**Dataset content**
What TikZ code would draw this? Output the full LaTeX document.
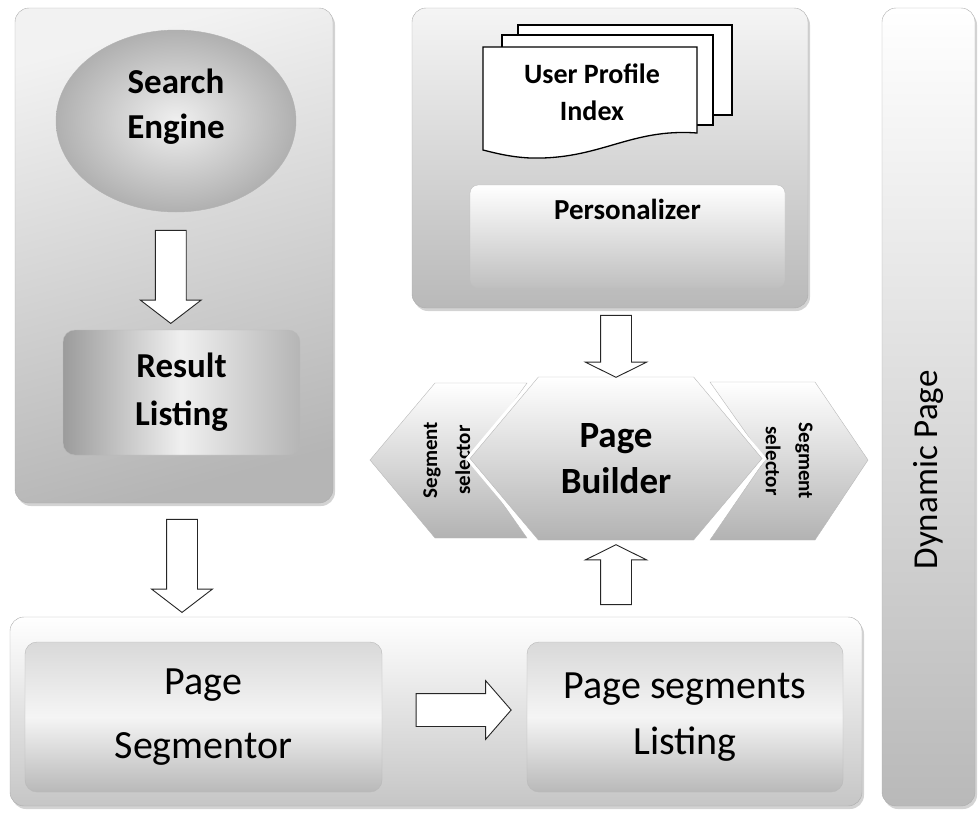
\documentclass[tikz,border=0pt]{standalone}
\usepackage{fontspec}
\usepackage{graphicx}
\setmainfont{Carlito}
\usetikzlibrary{arrows.meta,positioning,calc,shapes.geometric,shapes.symbols,shapes.arrows,shadows}
\tikzset{
  panel/.style={draw=gray!65, rounded corners=14pt, drop shadow={shadow xshift=2pt, shadow yshift=-3pt, opacity=0.35}},
  engine/.style={ellipse, draw=gray!60, inner color=gray!12, outer color=gray!62, minimum width=240pt, minimum height=182pt, font=\bfseries\fontsize{35}{45}\selectfont, align=center, text depth=34pt},
  resultbox/.style={draw=gray!55, rounded corners=12pt, left color=gray!78, right color=gray!58, middle color=gray!12, minimum width=237pt, minimum height=125pt, font=\bfseries\fontsize{35}{48}\selectfont, align=center},
  personal/.style={draw=gray!50, rounded corners=8pt, top color=white, bottom color=gray!50, minimum width=315pt, minimum height=103pt, text depth=55pt, font=\bfseries\fontsize{29}{33}\selectfont},
  builderbox/.style={signal, signal pointer angle=100, draw=gray!55, top color=white, bottom color=gray!60, inner sep=0pt},
  selshape/.style={draw=gray!55, top color=white, bottom color=gray!60},
  selfont/.style={font=\bfseries\fontsize{21}{33}\selectfont},
  segbox/.style={draw=gray!55, rounded corners=12pt, top color=gray!30, bottom color=gray!55, middle color=white!92!gray, minimum height=150pt, align=center},
  page/.style={draw=black, fill=white, line width=1.3pt},
  blockarrow/.style={single arrow, draw=gray!30!black, fill=white, line width=0.9pt, inner xsep=0pt, inner ysep=15pt, single arrow head extend=15pt}
}
\newcommand{\selectortext}[1]{\rotatebox{#1}{\begin{tabular}{@{}c@{}}Segment\\selector\end{tabular}}}

\begin{document}
\begin{tikzpicture}[x=1pt,y=-1pt]
  \useasboundingbox (0,0) rectangle (980,814);
  % panels
  \node[panel, top color=gray!10, bottom color=gray!58, shading angle=15, minimum width=318pt, minimum height=495pt] (leftpanel) at (174,255.5) {};
  \node[panel, top color=gray!8, bottom color=gray!55, minimum width=396pt, minimum height=300pt] (toppanel) at (610,158) {};
  \node[panel, top color=white, bottom color=gray!45, minimum width=852pt, minimum height=189pt] (botpanel) at (436,711.5) {};
  \node[panel, top color=white, bottom color=gray!55, minimum width=93pt, minimum height=798pt] (dyn) at (928.5,407) {};
  \node[rotate=90, font=\fontsize{35}{42}\selectfont] (dyntext) at ($(dyn.center)+(0,63)$) {Dynamic Page};

  % search side
  \node[engine] (engine) at (176,121) {Search\\Engine};
  \node[resultbox] (result) at (181.5,392.5) {Result\\Listing};

  % user profile pages
  \draw[page] (518,25) rectangle (732,115);
  \draw[page] (502,35) rectangle (713,125);
  \draw[page] (483,47) -- (697,47) -- (697,133)
    .. controls (630,128) and (600,160) .. (530,158)
    .. controls (510,157) and (495,153) .. (483,150) -- cycle;
  \node[font=\bfseries\fontsize{28}{37}\selectfont, align=center] (upi) at (592,92) {User Profile\\Index};
  \node[personal] (personal) at (627.5,236.5) {Personalizer};

  % page builder with the two selectors
  \draw[selshape] (527,383) -- (435,383) -- (370,460) -- (435,538) -- (527,538) -- (472,460) -- cycle;
  \draw[selshape] (710,382) -- (815,382) -- (868,460) -- (815,540) -- (710,540) -- (765,460) -- cycle;
  \node[selfont] (lsel) at (447,460) {\selectortext{90}};
  \node[selfont] (rsel) at (789,461) {\selectortext{-90}};
  \node[builderbox, signal to=west and east, minimum width=292pt, minimum height=163pt, preaction={draw=white, line width=7pt}, font=\bfseries\fontsize{37}{46}\selectfont, align=center] (builder) at (616,458.5) {Page\\Builder};

  % segmentation
  \node[segbox, minimum width=357pt, font=\fontsize{40}{64}\selectfont] (segmentor) at (203.5,717) {Page\\Segmentor};
  \node[segbox, minimum width=316pt, font=\fontsize{40}{56}\selectfont] (listing) at (685,717) {Page segments\\Listing};

  % block arrows
  \node[blockarrow, xshift=-8pt, rotate=-90, minimum height=93pt, single arrow tip angle=105] (a1) at ($(engine.south)!0.5!(result.north)$) {};
  \node[blockarrow, xshift=8pt, rotate=-90, minimum height=93pt, single arrow tip angle=105] (a2) at ($(leftpanel.south)!0.5!(leftpanel.south |- botpanel.north)$) {};
  \node[blockarrow, rotate=-90, minimum height=62pt, single arrow tip angle=127] (a3) at ($(builder.north |- toppanel.south)!0.5!(builder.north)$) {};
  \node[blockarrow, rotate=90, minimum height=60pt, single arrow tip angle=127] (a4) at ($(builder.south)!0.5!(builder.south |- botpanel.north)$) {};
  \node[blockarrow, xshift=2pt, yshift=7pt, minimum height=95pt, inner ysep=16pt, single arrow head extend=13pt, single arrow tip angle=98] (a5) at ($(segmentor.east)!0.5!(listing.west)$) {};
\end{tikzpicture}
\end{document}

**Work to do**
Exclude the pictures. Write out the remaining data exactly.

**Task result**
What TikZ code would draw this? Output the full LaTeX document.
\documentclass[tikz,border=0pt]{standalone}
\usepackage{fontspec}
\usepackage{graphicx}
\setmainfont{Carlito}
\usetikzlibrary{arrows.meta,positioning,calc,shapes.geometric,shapes.symbols,shapes.arrows,shadows}
\tikzset{
  panel/.style={draw=gray!65, rounded corners=14pt, drop shadow={shadow xshift=2pt, shadow yshift=-3pt, opacity=0.35}},
  engine/.style={ellipse, draw=gray!60, inner color=gray!12, outer color=gray!62, minimum width=240pt, minimum height=182pt, font=\bfseries\fontsize{35}{45}\selectfont, align=center, text depth=34pt},
  resultbox/.style={draw=gray!55, rounded corners=12pt, left color=gray!78, right color=gray!58, middle color=gray!12, minimum width=237pt, minimum height=125pt, font=\bfseries\fontsize{35}{48}\selectfont, align=center},
  personal/.style={draw=gray!50, rounded corners=8pt, top color=white, bottom color=gray!50, minimum width=315pt, minimum height=103pt, text depth=55pt, font=\bfseries\fontsize{29}{33}\selectfont},
  builderbox/.style={signal, signal pointer angle=100, draw=gray!55, top color=white, bottom color=gray!60, inner sep=0pt},
  selshape/.style={draw=gray!55, top color=white, bottom color=gray!60},
  selfont/.style={font=\bfseries\fontsize{21}{33}\selectfont},
  segbox/.style={draw=gray!55, rounded corners=12pt, top color=gray!30, bottom color=gray!55, middle color=white!92!gray, minimum height=150pt, align=center},
  page/.style={draw=black, fill=white, line width=1.3pt},
  blockarrow/.style={single arrow, draw=gray!30!black, fill=white, line width=0.9pt, inner xsep=0pt, inner ysep=15pt, single arrow head extend=15pt}
}
\newcommand{\selectortext}[1]{\rotatebox{#1}{\begin{tabular}{@{}c@{}}Segment\\selector\end{tabular}}}

\begin{document}
\begin{tikzpicture}[x=1pt,y=-1pt]
  \useasboundingbox (0,0) rectangle (980,814);
  % panels
  \node[panel, top color=gray!10, bottom color=gray!58, shading angle=15, minimum width=318pt, minimum height=495pt] (leftpanel) at (174,255.5) {};
  \node[panel, top color=gray!8, bottom color=gray!55, minimum width=396pt, minimum height=300pt] (toppanel) at (610,158) {};
  \node[panel, top color=white, bottom color=gray!45, minimum width=852pt, minimum height=189pt] (botpanel) at (436,711.5) {};
  \node[panel, top color=white, bottom color=gray!55, minimum width=93pt, minimum height=798pt] (dyn) at (928.5,407) {};
  \node[rotate=90, font=\fontsize{35}{42}\selectfont] (dyntext) at ($(dyn.center)+(0,63)$) {Dynamic Page};

  % search side
  \node[engine] (engine) at (176,121) {Search\\Engine};
  \node[resultbox] (result) at (181.5,392.5) {Result\\Listing};

  % user profile pages
  \draw[page] (518,25) rectangle (732,115);
  \draw[page] (502,35) rectangle (713,125);
  \draw[page] (483,47) -- (697,47) -- (697,133)
    .. controls (630,128) and (600,160) .. (530,158)
    .. controls (510,157) and (495,153) .. (483,150) -- cycle;
  \node[font=\bfseries\fontsize{28}{37}\selectfont, align=center] (upi) at (592,92) {User Profile\\Index};
  \node[personal] (personal) at (627.5,236.5) {Personalizer};

  % page builder with the two selectors
  \draw[selshape] (527,383) -- (435,383) -- (370,460) -- (435,538) -- (527,538) -- (472,460) -- cycle;
  \draw[selshape] (710,382) -- (815,382) -- (868,460) -- (815,540) -- (710,540) -- (765,460) -- cycle;
  \node[selfont] (lsel) at (447,460) {\selectortext{90}};
  \node[selfont] (rsel) at (789,461) {\selectortext{-90}};
  \node[builderbox, signal to=west and east, minimum width=292pt, minimum height=163pt, preaction={draw=white, line width=7pt}, font=\bfseries\fontsize{37}{46}\selectfont, align=center] (builder) at (616,458.5) {Page\\Builder};

  % segmentation
  \node[segbox, minimum width=357pt, font=\fontsize{40}{64}\selectfont] (segmentor) at (203.5,717) {Page\\Segmentor};
  \node[segbox, minimum width=316pt, font=\fontsize{40}{56}\selectfont] (listing) at (685,717) {Page segments\\Listing};

  % block arrows
  \node[blockarrow, xshift=-8pt, rotate=-90, minimum height=93pt, single arrow tip angle=105] (a1) at ($(engine.south)!0.5!(result.north)$) {};
  \node[blockarrow, xshift=8pt, rotate=-90, minimum height=93pt, single arrow tip angle=105] (a2) at ($(leftpanel.south)!0.5!(leftpanel.south |- botpanel.north)$) {};
  \node[blockarrow, rotate=-90, minimum height=62pt, single arrow tip angle=127] (a3) at ($(builder.north |- toppanel.south)!0.5!(builder.north)$) {};
  \node[blockarrow, rotate=90, minimum height=60pt, single arrow tip angle=127] (a4) at ($(builder.south)!0.5!(builder.south |- botpanel.north)$) {};
  \node[blockarrow, xshift=2pt, yshift=7pt, minimum height=95pt, inner ysep=16pt, single arrow head extend=13pt, single arrow tip angle=98] (a5) at ($(segmentor.east)!0.5!(listing.west)$) {};
\end{tikzpicture}
\end{document}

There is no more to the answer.